Prominent public interest groups criticized AT&T’s plan to buy satellite giant DirectTV in a deal worth about $48.5 billion, calling it an example of out-of-control media consolidation that will do little to benefit consumers.
AT&T’s proposed purchase of DirecTV comes as U.S. broadband leader Comcast is trying to convince federal regulators to let it buy Time Warner Cable in a $45 billion deal. That merger would combine the two largest U.S. cable companies.
“AT&T’s takeover of DirecTV is just the latest attempt at consolidation in a marketplace where consumers are already saddled with lousy service and price hikes,” Delara Derakhshani, policy counsel for Consumers Union, the advocacy arm of Consumer Reports, said in an emailed statement. “The rush is on for some of the biggest industry players to get even bigger, with consumers left on the losing end.”
AT&T will add its five million U-verse television subscribers to DirecTV’s 20 million satellite customers, in a deal that will “redefine the video entertainment industry and create a company able to offer new bundles and deliver content to consumers across multiple screens – mobile devices, TVs, laptops, cars and even airplanes,” AT&T CEO Randall Stephenson said in a statement.
“The captains of our communications industry have clearly run out of ideas,” Craig Aaron, president and CEO of Free Press said in a statement. “Instead of innovating and investing in their networks, companies like AT&T and Comcast are simply buying up the competition.”
Both mergers will face intense scrutiny from the Justice Department, which is charged with ensuring the deal doesn’t violate antitrust laws, and the Federal Communications Commission, which must ensure that the tie-ups don’t harm the public interest.
DirecTV has the second largest pay-TV subscriber base in the country but lacks a competitive broadband Internet offering. AT&T is forging ahead with its own broadband plans but wants DirecTV’s satellite-TV business. “The industry needs more competition, not more mergers,” John Bergmayer, senior staff sttorney at Public Knowledge, said in a statement “The burden is on AT&T and DirecTV to show otherwise.”
Taking a page out of the Comcast-Time Warner Cable playbook, AT&T said it would abide by the FCC’s now-defunct 2010 Open Internet order for three years, in a concession aimed at winning over federal regulators. But that pledge rang hollow for some open Internet supporters.
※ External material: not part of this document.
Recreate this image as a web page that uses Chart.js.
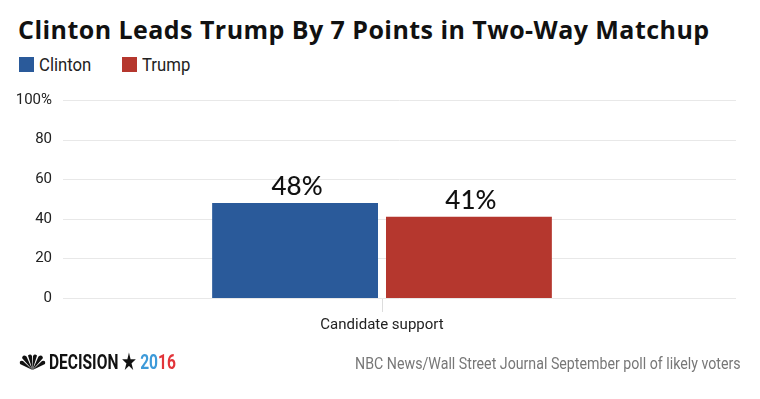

“I don’t think the open Internet should come with an expiration date,” says Josh Stearns, a veteran public interest advocate. Interestingly, AT&T said it will use the merger to build and enhance high-speed broadband service to 15 million customer locations, in an effort “to be completed within four years after close.”
A combined AT&T-DirecTV would hold a vast swath of wireless spectrum — the public radio signals that make smartphones and tablets work — and would also be better positioned to compete against Comcast, the industry giant.
“AT&T already has overwhelming spectrum holdings relative to most of the wireless industry,” says Bergemeyer. “AT&T will need to explain how this merger wouldn’t harm wireless competition, and how whatever new services it plans to offer by combining with DirecTV would offset any harms to wireless and video competition.”